Oppen's "Statement on Poetics": "[T]here are things we believe or want to believe or think we believe that will not substantiate themselves in the concrete materials of the poem." And: "Prosody is a language, but it is a language that tests itself. Or it tests itself in music--I think one may say that. It tests the relations of things: it carries the sequence of disclosure." And: "actualness is prosody." And: "it is certainly possible to mock poetry just as there are times when one is sick of himself" (49). The man could say a lot on a single page.

Revision, then, is a test of these poems. And a test of this poet, who's too often relied on fluency. (Daybook II:I: "The word is the burden, the words are the burden, of the line which it must bear ^lift^ up into meaning" [69].) But as Oppen also says, Heideggerianly, "Those who merely chatter await an interruption that will save them from themselves" (49-50).

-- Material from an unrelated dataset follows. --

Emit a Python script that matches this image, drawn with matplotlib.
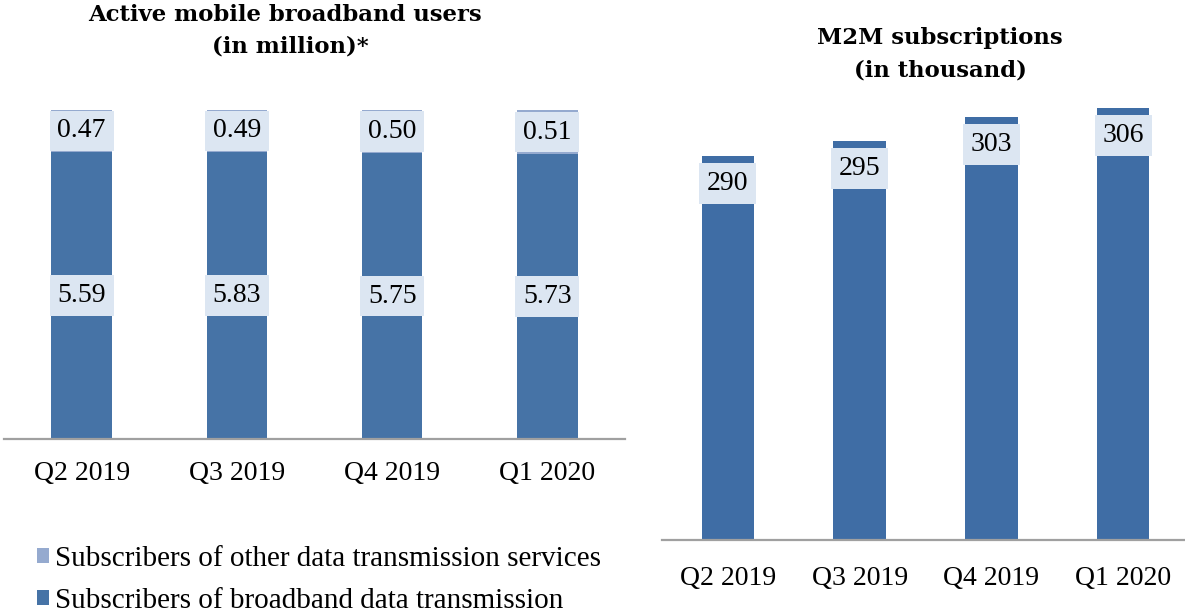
import matplotlib.pyplot as plt
import numpy as np

plt.rcParams['font.family'] = ['Liberation Serif', 'DejaVu Serif']

quarters = ['Q2 2019', 'Q3 2019', 'Q4 2019', 'Q1 2020']
broadband = [5.59, 5.83, 5.75, 5.73]
other = [0.47, 0.49, 0.50, 0.51]
m2m = [290, 295, 303, 306]

dark = '#4673A6'
dark2 = '#3F6DA5'
light = '#95AACF'
boxc = '#DCE6F2'
W, H = 1185, 613

fig = plt.figure(figsize=(11.85, 6.13), dpi=100)


def px_axes(x0, x1, ytop, ybot):
    return fig.add_axes([x0 / W, (H - ybot) / H, (x1 - x0) / W, (ybot - ytop) / H])


def clean(ax, pad):
    for s in ['top', 'right', 'left']:
        ax.spines[s].set_visible(False)
    ax.spines['bottom'].set_color('#A0A0A0')
    ax.spines['bottom'].set_linewidth(1.6)
    ax.set_yticks([])
    ax.tick_params(axis='x', length=0, labelsize=20, pad=pad)


def title(xc, ybase, s):
    fig.text(xc / W, 1 - ybase / H, s, ha='center', va='baseline',
             fontsize=16.4, fontweight='bold', family='DejaVu Serif')


bbox = dict(boxstyle='square,pad=0.28', fc=boxc, ec='none')
lbl = 20

# left: 100% stacked
ax1 = px_axes(4, 625, 110, 439)
x = np.arange(len(quarters))
tot = np.array(broadband) + np.array(other)
bb = np.array(broadband) / tot
ot = np.array(other) / tot
ymin = 0.39
b1 = ax1.bar(x, bb, 0.39, color=dark, label='Subscribers of broadband data transmission')
b2 = ax1.bar(x, ot, 0.39, bottom=bb, color=light, label='Subscribers of other data transmission services')
ax1.set_ylim(ymin, 1.0)
ax1.set_xlim(-0.5, 3.5)
for i in range(len(x)):
    ax1.text(x[i], (ymin + bb[i]) / 2, f'{broadband[i]:.2f}', ha='center', va='center',
             fontsize=lbl, bbox=bbox)
    ax1.text(x[i], bb[i] + ot[i] / 2, f'{other[i]:.2f}', ha='center', va='center',
             fontsize=lbl, bbox=bbox)
ax1.set_xticks(x)
ax1.set_xticklabels(quarters)
clean(ax1, 16)

title(285, 21, 'Active mobile broadband users')
title(290, 53, '(in million)*')

# right: M2M
ax2 = px_axes(662, 1189, 100, 540)
ax2.bar(x, m2m, 0.4, color=dark2)
ax2.set_ylim(162, 162 + 440 / 3.0)
ax2.set_xlim(-0.5, 3.5)
for i in range(len(x)):
    ax2.annotate(str(m2m[i]), (x[i], m2m[i]), xytext=(0, -20), textcoords='offset points',
                 ha='center', va='center', fontsize=lbl, bbox=bbox)
ax2.set_xticks(x)
ax2.set_xticklabels(quarters)
clean(ax2, 19)

title(940, 44, 'M2M subscriptions')
title(940, 77, '(in thousand)')

fig.legend(handles=[b2, b1], loc='upper left', bbox_to_anchor=(37 / W, 1 - 546 / H),
           frameon=False, fontsize=21, handlelength=0.41, handleheight=0.41,
           handletextpad=0.2, labelspacing=0.55, borderaxespad=0, borderpad=0)

fig.savefig('out.png', dpi=100)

Here is Ithaca, no longer home. Unless one can be at home in an interruption. From "Twenty-Six Fragments":
6.
I am not sure whether or not
I would like to live altogether
In the forest of poetry
Its mystery and its clarity
I feel he is leading me through my own poems, Virgil-like, though there's nothing particularly Oppen-esque or Objectivist about these poems. They are, rather, small specimens of postmodern baroque. But when I've read all the daybooks I feel somehow I'll understand better what I'm trying to achieve. And then maybe these poems will find their home.

Sadie is the wildcard, a genuine interruption (but Oppen's notes lend themselves nicely to the fragmentary reading sessions that parenthood demands). A new view, a string to string beads upon. It can't be the same book it was, thank goodness.

Cavafy: "Ithaca gave you the marvelous journey. / Without her you wouldn't have set out."

Hoping she still has something to give me.